Nous vivons dans une culture qui privilégie la voix de l’adulte avec l'idée dominante que les enfants et les jeunes manquent d'expérience et ne sont pas aptes à prendre des décisions et à agir de manière responsable. Comment faire en sorte que la philanthropie contribue au changement de perspective, devienne plus inclusive, et se rapproche de ses bénéficiaires, tout en intégrant le dialogue intergénérationnel dans chaque décision ?
Sous l’effet du vieillissement de la population en Europe, les jeunes européens sont de moins en moins nombreux. En Italie par exemple, les jeunes (15-29 ans) ne représentent que 15 % de la population. Selon une étude réalisée en 2023 par Assifero et des étudiants de l'université Bocconi, seules 5 % des organisations philanthropiques italiennes comptent des personnes âgées de moins de 50 ans parmi les membres de leur conseil d'administration.
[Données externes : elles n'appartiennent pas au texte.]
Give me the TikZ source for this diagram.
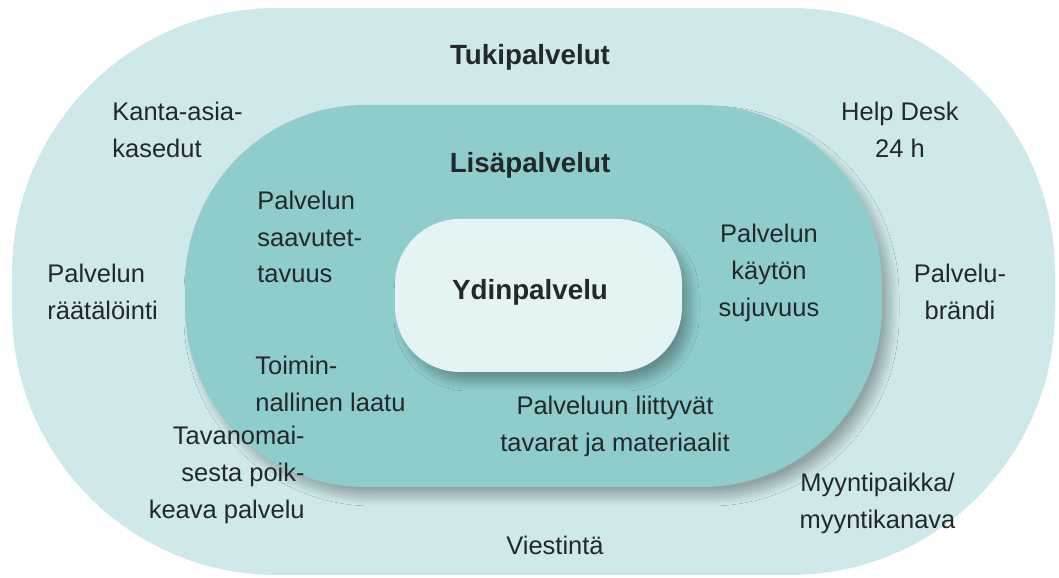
\documentclass[tikz,border=0pt]{standalone}
\usepackage{fontspec}
\setmainfont{Liberation Sans}
\usetikzlibrary{shadows.blur}

\definecolor{outerteal}{HTML}{CFE9EA}
\definecolor{midteal}{HTML}{8FCDCD}
\definecolor{coreteal}{HTML}{E4F3F3}
\definecolor{txtgray}{HTML}{232828}

\tikzset{
  lbl/.style={inner sep=0pt, text=txtgray, align=center, font=\fontsize{14.5}{21}\selectfont},
  hd/.style={lbl, font=\fontsize{15.8}{21}\selectfont\bfseries},
  softshadow/.style={blur shadow={shadow xshift=0.16cm, shadow yshift=-0.2cm, shadow blur radius=0.18cm, shadow blur steps=24, shadow opacity=30}}
}

\begin{document}
\begin{tikzpicture}
\useasboundingbox (0,0) rectangle (21.18,11.56);

% three layers
\fill[outerteal, rounded corners=5.3cm] (0.24,0.06) rectangle (21.1,11.4);
\fill[midteal, rounded corners=3.6cm, softshadow] (3.7,1.82) rectangle (17.64,9.46);
\fill[coreteal, rounded corners=1.3cm, softshadow] (7.9,4.12) rectangle (13.64,7.18);

% headings
\node[hd] (tuki) at (10.6,10.42) {Tukipalvelut};
\node[hd] (lisa) at (10.6,8.26) {Lisäpalvelut};
\node[hd] (ydin) at (10.6,5.72) {Ydinpalvelu};

% outer ring
\node[lbl, anchor=west, align=left] (kanta) at (2.24,8.96) {Kanta-asia-\\kasedut};
\node[lbl] (help) at (18.0,8.96) {Help Desk\\24 h};
\node[lbl, anchor=west, align=left] (raata) at (0.94,5.72) {Palvelun\\räätälöinti};
\node[lbl] (brandi) at (19.2,5.73) {Palvelu-\\brändi};
\node[lbl, anchor=east, align=right] (tavan) at (6.1,2.06) {Tavanomai-\\sesta poik-\\keava palvelu};
\node[lbl] (myynti) at (17.55,1.49) {Myyntipaikka/\\myyntikanava};
\node[lbl] (viesti) at (11.1,0.66) {Viestintä};

% middle ring
\node[lbl, anchor=west, align=left] (saavu) at (5.14,6.82) {Palvelun\\saavutet-\\tavuus};
\node[lbl] (sujuv) at (15.38,6.1) {Palvelun\\käytön\\sujuvuus};
\node[lbl, anchor=west, align=left] (toimin) at (5.1,3.89) {Toimin-\\nallinen laatu};
\node[lbl] (tavarat) at (12.3,3.04) {Palveluun liittyvät\\tavarat ja materiaalit};
\end{tikzpicture}
\end{document}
Sur l'ensemble de l'échantillon, 81 % de ces membres ont entre 50 et 65 ans, et 14 % entre 65 et 80 ans. Si 37 des 38 fondations interrogées comptent des jeunes parmi les « bénéficiaires » de leurs actions, peu d’efforts sont déployés pour qu’ils participent à la conception des programmes et à la prise de décision.
Or, impliquer les jeunes générations présente de nombreux avantages. Grâce à leur vécu et à leur imagination, les jeunes sont de véritables experts, capables de contribuer aux solutions, non seulement sur les enjeux propres à leur génération (comme le numérique ou le climat), mais aussi sur les autres grands défis de la société.
Avec l'initiative "Le fauteuil pour l’avenir" Assifero encourage ainsi les acteurs de la philanthropie européenne à impliquer activement des enfants et des jeunes dans leur action : création d'espaces de dialogue dédiés, mise en œuvre des recommandations des jeunes, ...
Lancée en mars 2023, l’initiative compte aujourd’hui 56 signataires, dont des fondations italiennes privées et familiales ainsi que des fondations d'entreprise et communautaires. Les signataires mettent en place des actions concrètes. Par exemple : la Fondation Monza et Brianza a créé une banque de la jeunesse où les jeunes conçoivent et gèrent les appels à projets ; la Fondation Compagnia di San Paolo a quant à elle repensé ses processus décisionnels en créant un Conseil consultatif de la jeunesse.